§ **Problem to work on**: Copy all of the material word for word, except for the pictures.

§ **Records for the exercise**:
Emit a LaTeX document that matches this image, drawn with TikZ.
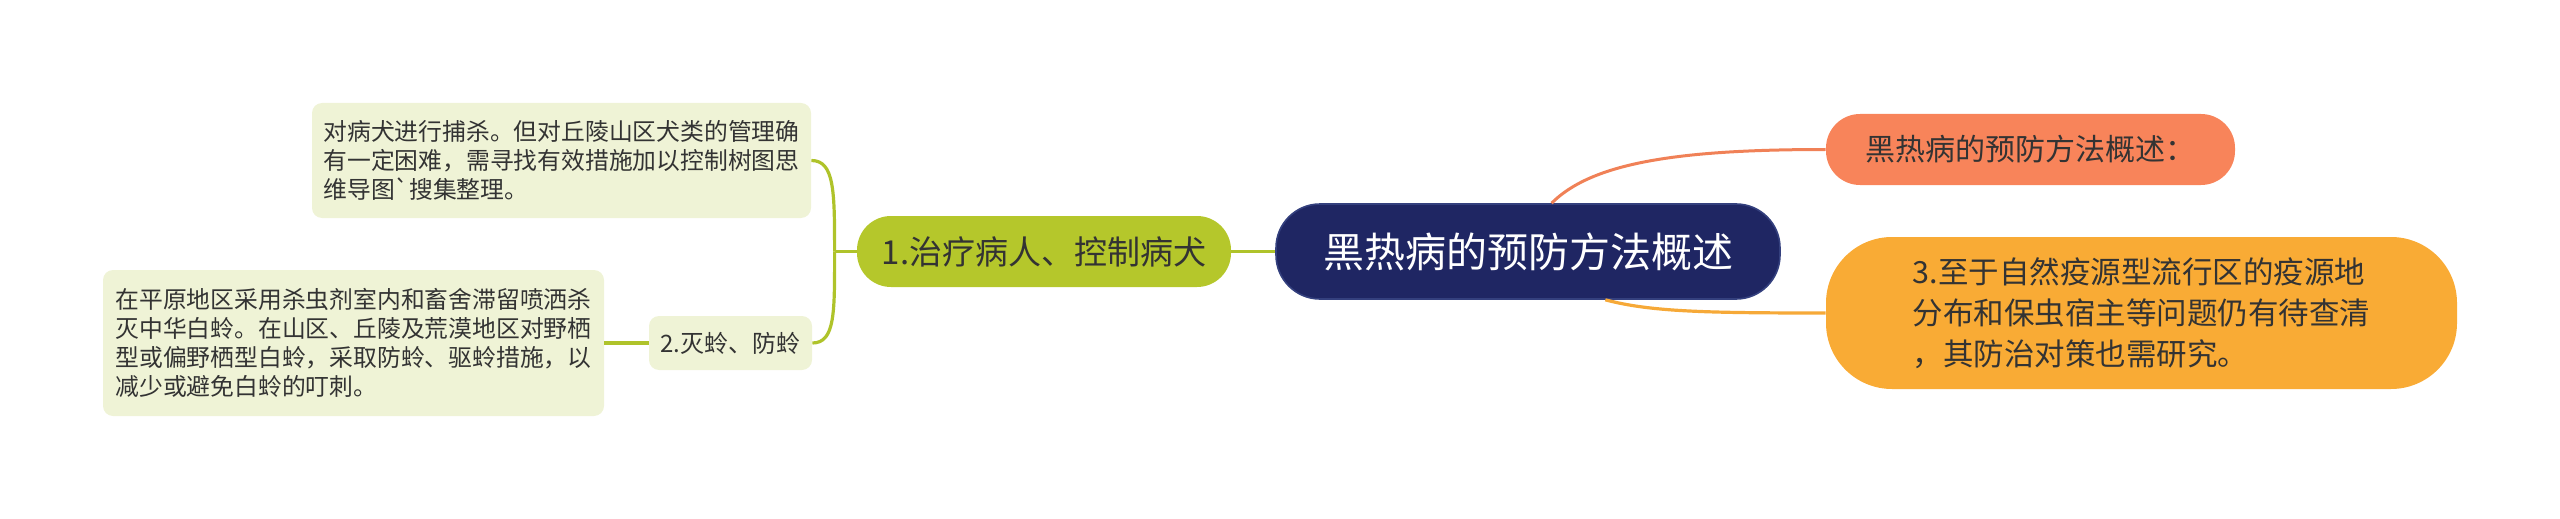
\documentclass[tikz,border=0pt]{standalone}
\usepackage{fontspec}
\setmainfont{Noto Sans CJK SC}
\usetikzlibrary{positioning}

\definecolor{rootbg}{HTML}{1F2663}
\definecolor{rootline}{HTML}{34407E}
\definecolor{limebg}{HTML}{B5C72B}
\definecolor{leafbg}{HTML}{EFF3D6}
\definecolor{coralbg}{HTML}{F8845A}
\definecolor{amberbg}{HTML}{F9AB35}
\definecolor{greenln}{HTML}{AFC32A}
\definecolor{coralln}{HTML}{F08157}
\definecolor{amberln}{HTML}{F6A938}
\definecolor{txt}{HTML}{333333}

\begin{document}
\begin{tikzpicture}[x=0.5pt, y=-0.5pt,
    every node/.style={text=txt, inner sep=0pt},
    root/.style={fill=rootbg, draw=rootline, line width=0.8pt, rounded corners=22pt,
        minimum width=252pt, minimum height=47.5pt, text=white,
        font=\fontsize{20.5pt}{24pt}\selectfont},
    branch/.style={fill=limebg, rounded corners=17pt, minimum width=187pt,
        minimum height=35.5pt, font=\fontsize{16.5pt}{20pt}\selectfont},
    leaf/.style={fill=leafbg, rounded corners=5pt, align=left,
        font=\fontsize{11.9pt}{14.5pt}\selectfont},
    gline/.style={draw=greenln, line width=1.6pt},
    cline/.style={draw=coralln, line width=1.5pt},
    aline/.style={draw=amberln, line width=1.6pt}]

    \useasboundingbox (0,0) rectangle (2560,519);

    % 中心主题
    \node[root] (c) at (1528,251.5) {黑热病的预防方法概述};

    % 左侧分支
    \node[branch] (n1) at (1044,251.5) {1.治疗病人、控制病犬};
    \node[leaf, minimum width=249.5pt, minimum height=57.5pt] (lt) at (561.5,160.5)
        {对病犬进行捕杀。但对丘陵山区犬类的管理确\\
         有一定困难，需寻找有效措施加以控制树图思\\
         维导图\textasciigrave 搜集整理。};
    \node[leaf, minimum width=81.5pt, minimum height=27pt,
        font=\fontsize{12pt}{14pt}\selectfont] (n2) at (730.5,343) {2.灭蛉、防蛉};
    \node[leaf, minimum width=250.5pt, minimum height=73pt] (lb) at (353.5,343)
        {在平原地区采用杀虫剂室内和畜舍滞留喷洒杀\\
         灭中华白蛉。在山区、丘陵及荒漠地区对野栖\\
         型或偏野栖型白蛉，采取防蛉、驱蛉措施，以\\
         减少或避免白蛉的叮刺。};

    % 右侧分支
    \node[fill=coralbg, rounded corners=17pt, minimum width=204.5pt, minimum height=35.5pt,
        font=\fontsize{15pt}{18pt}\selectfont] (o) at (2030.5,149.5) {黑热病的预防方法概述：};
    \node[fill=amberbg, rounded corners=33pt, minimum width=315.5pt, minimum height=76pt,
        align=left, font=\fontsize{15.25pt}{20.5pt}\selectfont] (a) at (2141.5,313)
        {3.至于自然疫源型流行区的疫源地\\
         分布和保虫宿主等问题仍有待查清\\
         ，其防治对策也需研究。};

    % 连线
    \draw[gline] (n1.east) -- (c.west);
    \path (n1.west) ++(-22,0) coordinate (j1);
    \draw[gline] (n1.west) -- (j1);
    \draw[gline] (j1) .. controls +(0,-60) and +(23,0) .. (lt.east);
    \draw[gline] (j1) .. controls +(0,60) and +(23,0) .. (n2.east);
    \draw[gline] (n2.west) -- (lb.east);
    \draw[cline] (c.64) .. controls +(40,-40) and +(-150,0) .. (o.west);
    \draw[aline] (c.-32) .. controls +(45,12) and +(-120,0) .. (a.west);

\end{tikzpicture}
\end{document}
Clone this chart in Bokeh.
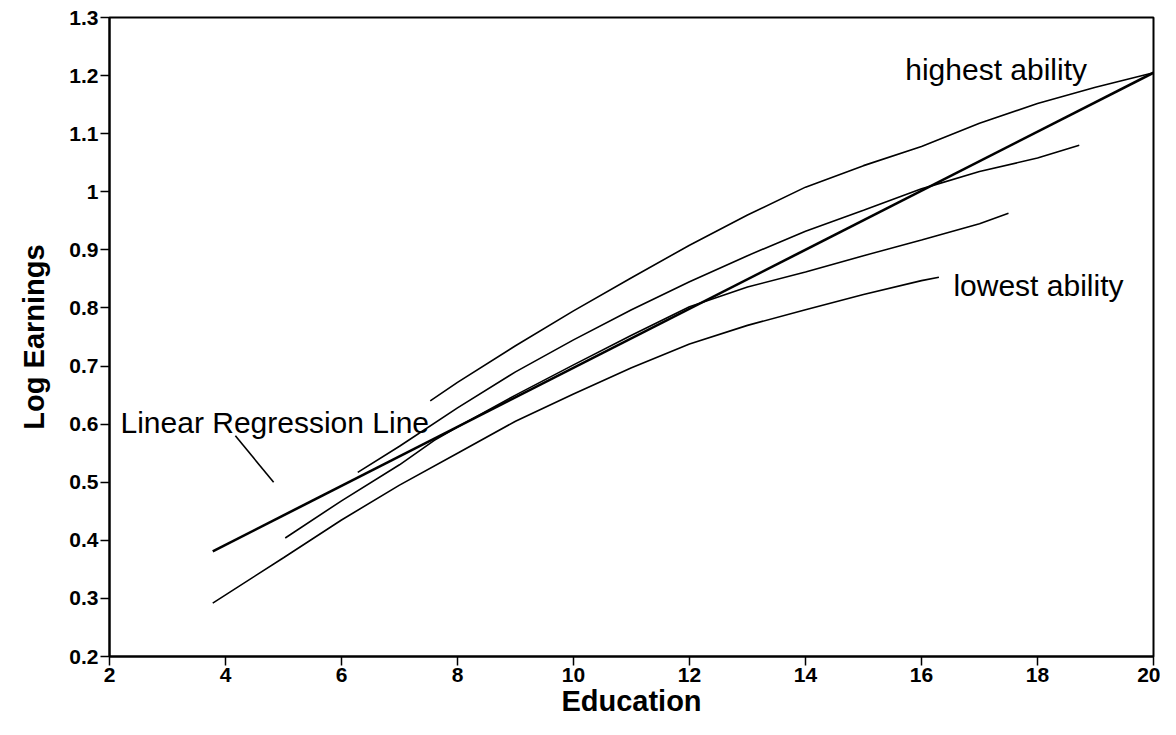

§ **Written solution**:
Emit a LaTeX document that matches this image, drawn with TikZ.
\documentclass[tikz,border=0pt]{standalone}
\usepackage{fontspec}
\setmainfont{Noto Sans CJK SC}
\usetikzlibrary{positioning}

\definecolor{rootbg}{HTML}{1F2663}
\definecolor{rootline}{HTML}{34407E}
\definecolor{limebg}{HTML}{B5C72B}
\definecolor{leafbg}{HTML}{EFF3D6}
\definecolor{coralbg}{HTML}{F8845A}
\definecolor{amberbg}{HTML}{F9AB35}
\definecolor{greenln}{HTML}{AFC32A}
\definecolor{coralln}{HTML}{F08157}
\definecolor{amberln}{HTML}{F6A938}
\definecolor{txt}{HTML}{333333}

\begin{document}
\begin{tikzpicture}[x=0.5pt, y=-0.5pt,
    every node/.style={text=txt, inner sep=0pt},
    root/.style={fill=rootbg, draw=rootline, line width=0.8pt, rounded corners=22pt,
        minimum width=252pt, minimum height=47.5pt, text=white,
        font=\fontsize{20.5pt}{24pt}\selectfont},
    branch/.style={fill=limebg, rounded corners=17pt, minimum width=187pt,
        minimum height=35.5pt, font=\fontsize{16.5pt}{20pt}\selectfont},
    leaf/.style={fill=leafbg, rounded corners=5pt, align=left,
        font=\fontsize{11.9pt}{14.5pt}\selectfont},
    gline/.style={draw=greenln, line width=1.6pt},
    cline/.style={draw=coralln, line width=1.5pt},
    aline/.style={draw=amberln, line width=1.6pt}]

    \useasboundingbox (0,0) rectangle (2560,519);

    % 中心主题
    \node[root] (c) at (1528,251.5) {黑热病的预防方法概述};

    % 左侧分支
    \node[branch] (n1) at (1044,251.5) {1.治疗病人、控制病犬};
    \node[leaf, minimum width=249.5pt, minimum height=57.5pt] (lt) at (561.5,160.5)
        {对病犬进行捕杀。但对丘陵山区犬类的管理确\\
         有一定困难，需寻找有效措施加以控制树图思\\
         维导图\textasciigrave 搜集整理。};
    \node[leaf, minimum width=81.5pt, minimum height=27pt,
        font=\fontsize{12pt}{14pt}\selectfont] (n2) at (730.5,343) {2.灭蛉、防蛉};
    \node[leaf, minimum width=250.5pt, minimum height=73pt] (lb) at (353.5,343)
        {在平原地区采用杀虫剂室内和畜舍滞留喷洒杀\\
         灭中华白蛉。在山区、丘陵及荒漠地区对野栖\\
         型或偏野栖型白蛉，采取防蛉、驱蛉措施，以\\
         减少或避免白蛉的叮刺。};

    % 右侧分支
    \node[fill=coralbg, rounded corners=17pt, minimum width=204.5pt, minimum height=35.5pt,
        font=\fontsize{15pt}{18pt}\selectfont] (o) at (2030.5,149.5) {黑热病的预防方法概述：};
    \node[fill=amberbg, rounded corners=33pt, minimum width=315.5pt, minimum height=76pt,
        align=left, font=\fontsize{15.25pt}{20.5pt}\selectfont] (a) at (2141.5,313)
        {3.至于自然疫源型流行区的疫源地\\
         分布和保虫宿主等问题仍有待查清\\
         ，其防治对策也需研究。};

    % 连线
    \draw[gline] (n1.east) -- (c.west);
    \path (n1.west) ++(-22,0) coordinate (j1);
    \draw[gline] (n1.west) -- (j1);
    \draw[gline] (j1) .. controls +(0,-60) and +(23,0) .. (lt.east);
    \draw[gline] (j1) .. controls +(0,60) and +(23,0) .. (n2.east);
    \draw[gline] (n2.west) -- (lb.east);
    \draw[cline] (c.64) .. controls +(40,-40) and +(-150,0) .. (o.west);
    \draw[aline] (c.-32) .. controls +(45,12) and +(-120,0) .. (a.west);

\end{tikzpicture}
\end{document}
Clone this chart in Bokeh.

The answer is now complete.